Next, mobile banking was discussed; as a member in the audience asked what impact mobile banking will have on a predominantly “high-touch” industry.  Both Chris and Premal agreed that “multiplex problems require multi-faceted solutions,” and that such innovations should be implemented, not only to deliver financial services, but also to address a wide range of social missions. Underserved populations are not just in need of financial access, but also health care, insurance and many other basic services we take for granted in developed countries.  Premal also mentioned that an MFI in Kenya (that works strictly with mobile payments) conducts 60% of its business with borrowers after closing hours. This displays the need for 24/7 services so borrowers can bank online when they have time.
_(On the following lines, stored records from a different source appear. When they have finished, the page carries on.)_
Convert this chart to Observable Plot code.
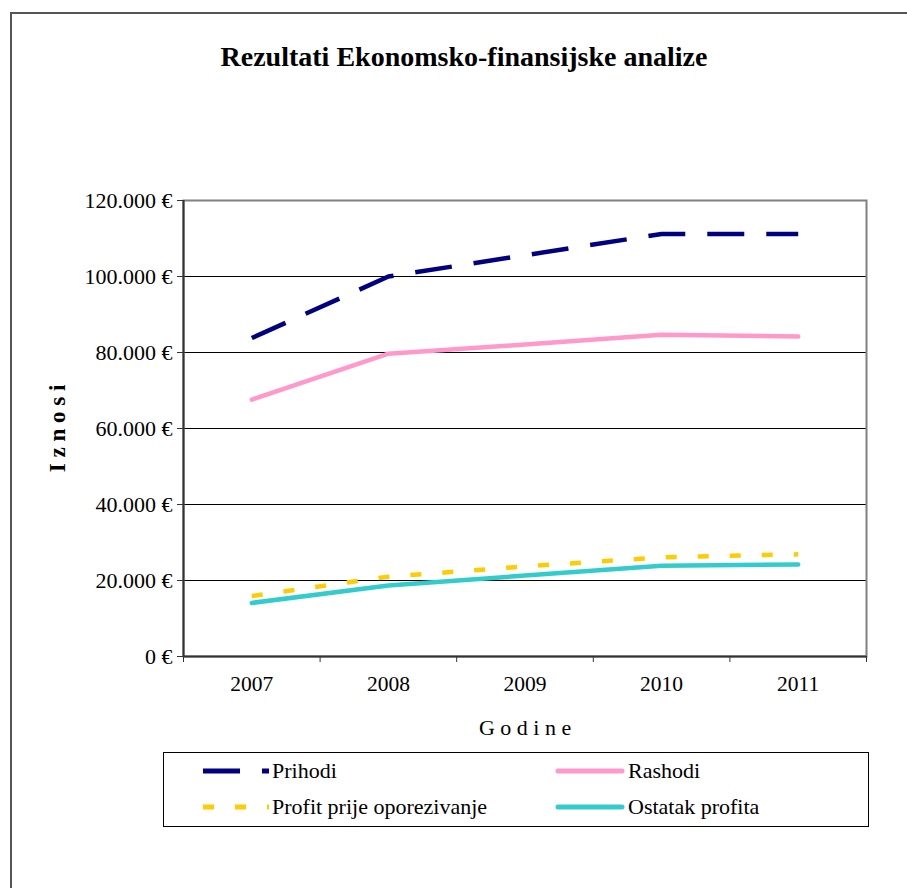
<!DOCTYPE html>
<html>
<head>
<meta charset="utf-8">
<script src="https://cdn.jsdelivr.net/npm/d3@7"></script>
<script src="https://cdn.jsdelivr.net/npm/@observablehq/plot@0.6"></script>
<style>
  html, body { margin: 0; padding: 0; background: #fff; }
  body { width: 907px; height: 888px; position: relative; overflow: hidden;
         font-family: "Liberation Serif", "Times New Roman", serif; color: #000; }
  #frame { position: absolute; left: 10px; top: 12px; width: 960px; height: 960px;
           border-left: 2px solid #555; border-top: 2px solid #555; box-sizing: border-box; }
  #title { position: absolute; left: 0; top: 43px; width: 928px; text-align: center;
           font-family: "Liberation Serif", "Times New Roman", serif;
           font-size: 28px; font-weight: bold; line-height: 28px; }
  #chart { position: absolute; left: 0; top: 0; }
  #legend { position: absolute; left: 163px; top: 752px; width: 706px; height: 75px;
            border: 1px solid #000; box-sizing: border-box; background: #fff;
            font-family: "Liberation Serif", "Times New Roman", serif; }
  .item { position: absolute; height: 24px; display: flex; align-items: center; font-size: 22px;
          font-family: "Liberation Serif", "Times New Roman", serif; }
  .item svg { display: block; margin-right: 3px; }
</style>
</head>
<body>
<div id="frame"></div>
<div id="title">Rezultati Ekonomsko-finansijske analize</div>
<div id="chart"></div>
<div id="legend"></div>
<script>
// ---- data ----
const years = [2007, 2008, 2009, 2010, 2011];
const prihodi = [83800, 100000, 105600, 111200, 111200];
const rashodi = [67600, 79700, 82100, 84700, 84200];
const profit  = [15900, 21000, 23700, 26100, 26900];
const ostatak = [14100, 18700, 21300, 23900, 24200];
const seriesNames = ["Prihodi", "Rashodi", "Profit prije oporezivanje", "Ostatak profita"];
const yTicks = [0, 20000, 40000, 60000, 80000, 100000, 120000];
const xTitle = "G o d i n e";
const yTitle = "I z n o s i";

// ---- styles ----
const styles = {
  "Prihodi": {color: "#000080", dash: "37,22", cap: "butt"},
  "Rashodi": {color: "#FF99CC", dash: null, cap: "round"},
  "Profit prije oporezivanje": {color: "#FFCC00", dash: "11,21", cap: "butt"},
  "Ostatak profita": {color: "#33CCCC", dash: null, cap: "round"}
};
const valuesByName = {
  "Prihodi": prihodi, "Rashodi": rashodi,
  "Profit prije oporezivanje": profit, "Ostatak profita": ostatak
};
const table = seriesNames.flatMap(name =>
  years.map((yr, i) => ({name, year: yr, value: valuesByName[name][i]})));

const xDomain = [years[0] - 0.5, years[years.length - 1] + 0.5];
const bounds = [...years.map(y => y - 0.5), years[years.length - 1] + 0.5];

const locale = d3.formatLocale({decimal: ",", thousands: ".", grouping: [3], currency: ["", " €"]});
const fmt = locale.format("$,.0f");

const font = "Liberation Serif, Times New Roman, serif";

const plot = Plot.plot({
  width: 907,
  height: 760,
  marginTop: 200,
  marginBottom: 104,
  marginLeft: 183,
  marginRight: 41,
  style: {fontFamily: font, background: "transparent", color: "#000", overflow: "visible"},
  x: {type: "linear", domain: xDomain},
  y: {domain: [0, 120000]},
  marks: [
    Plot.gridY(yTicks, {stroke: "#000", strokeOpacity: 1, strokeWidth: 1}),
    Plot.frame({stroke: "#808080", strokeWidth: 2}),
    Plot.ruleX([xDomain[0]], {stroke: "#333", strokeWidth: 2}),
    Plot.ruleY([0], {stroke: "#333", strokeWidth: 2}),
    Plot.axisY(yTicks, {tickSize: 6, tickPadding: 5, tickFormat: fmt, fontSize: 22, label: null, stroke: "#333"}),
    Plot.axisX(bounds, {tickSize: 6, tickFormat: () => "", label: null, stroke: "#333"}),
    Plot.axisX(years, {tickSize: 0, tickPadding: 19, tickFormat: d => String(d), fontSize: 21.5, label: null}),
    ...seriesNames.map(name => Plot.line(table.filter(d => d.name === name), {
      x: "year", y: "value",
      stroke: styles[name].color, strokeWidth: 4.5,
      strokeDasharray: styles[name].dash, strokeLinecap: styles[name].cap, strokeLinejoin: "round"
    })),
    Plot.text([xTitle], {frameAnchor: "bottom", dy: 71, fontSize: 22, textAnchor: "middle", lineAnchor: "middle", text: d => d}),
    Plot.text([yTitle], {frameAnchor: "left", dx: -126, rotate: -90, fontSize: 23, fontWeight: "bold", textAnchor: "middle", lineAnchor: "middle", text: d => d})
  ]
});
document.getElementById("chart").appendChild(plot);

// ---- legend ----
const legend = document.getElementById("legend");
const legendPos = [
  {left: 39, top: 6}, {left: 391, top: 6}, {left: 39, top: 42}, {left: 391, top: 42}
];
const swatchW = {"Prihodi": 66, "Rashodi": 70, "Profit prije oporezivanje": 66, "Ostatak profita": 70};
seriesNames.forEach((name, i) => {
  const s = styles[name];
  const el = document.createElement("div");
  el.className = "item";
  el.style.left = legendPos[i].left + "px";
  el.style.top = legendPos[i].top + "px";
  const w = swatchW[name];
  const pad = s.cap === "round" ? 3 : 0;
  el.innerHTML = `<svg width="${w}" height="12"><line x1="${pad}" x2="${w - pad}" y1="6" y2="6" stroke="${s.color}" stroke-width="5" stroke-linecap="${s.cap}" ${s.dash ? `stroke-dasharray="${s.dash}"` : ""}/></svg><span>${name}</span>`;
  legend.appendChild(el);
});
</script>
</body>
</html>
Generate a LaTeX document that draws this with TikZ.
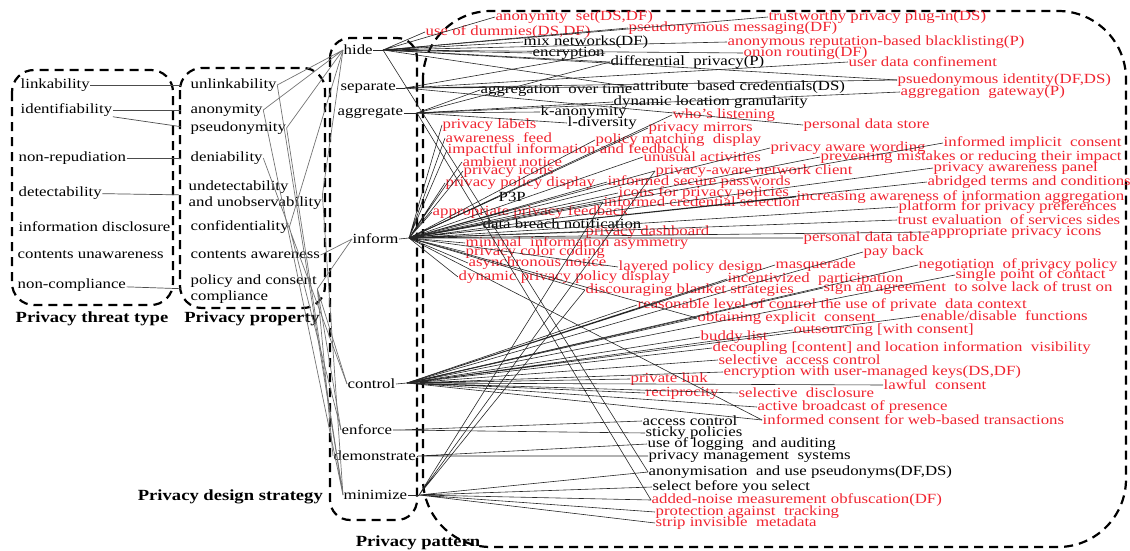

Again, with any innovation, it is most important to understand client needs to best develop new products and services.

Finally, the panelists were asked to provide last words on what the future of microfinance entails, focusing this time on potential methods in which we can measure social impact.  Premal explained that MFIs could better incentivize their loan officers to offer credit only to appropriate clients.  Premal described a new innovation, a “poverty scorecard”, containing a list of simple ‘yes’ or ‘no’ questions, that is being used to help loan officers determine whether or not a particular client is living below the poverty level.  By creating an incentive plan based on getting loans to the right people, and maintaining a high repayment rate, they are hopeful to avoid the problem of loan officers pushing loans based on quantity as opposed to quality.  They hope to use this scorecard to track progress as well – using it on an ongoing basis can show differences in their clients’ level of poverty, and ultimately create a method to monitor and evaluate company performance.  The panelists agreed that the measurement and management of social performance is in a much more preliminary phase than that of financial performance.  It’s very difficult to manage what you can’t measure, but through the development of evaluation metrics and other social impact indices, we can ensure microfinance continues to fulfill its primary purpose.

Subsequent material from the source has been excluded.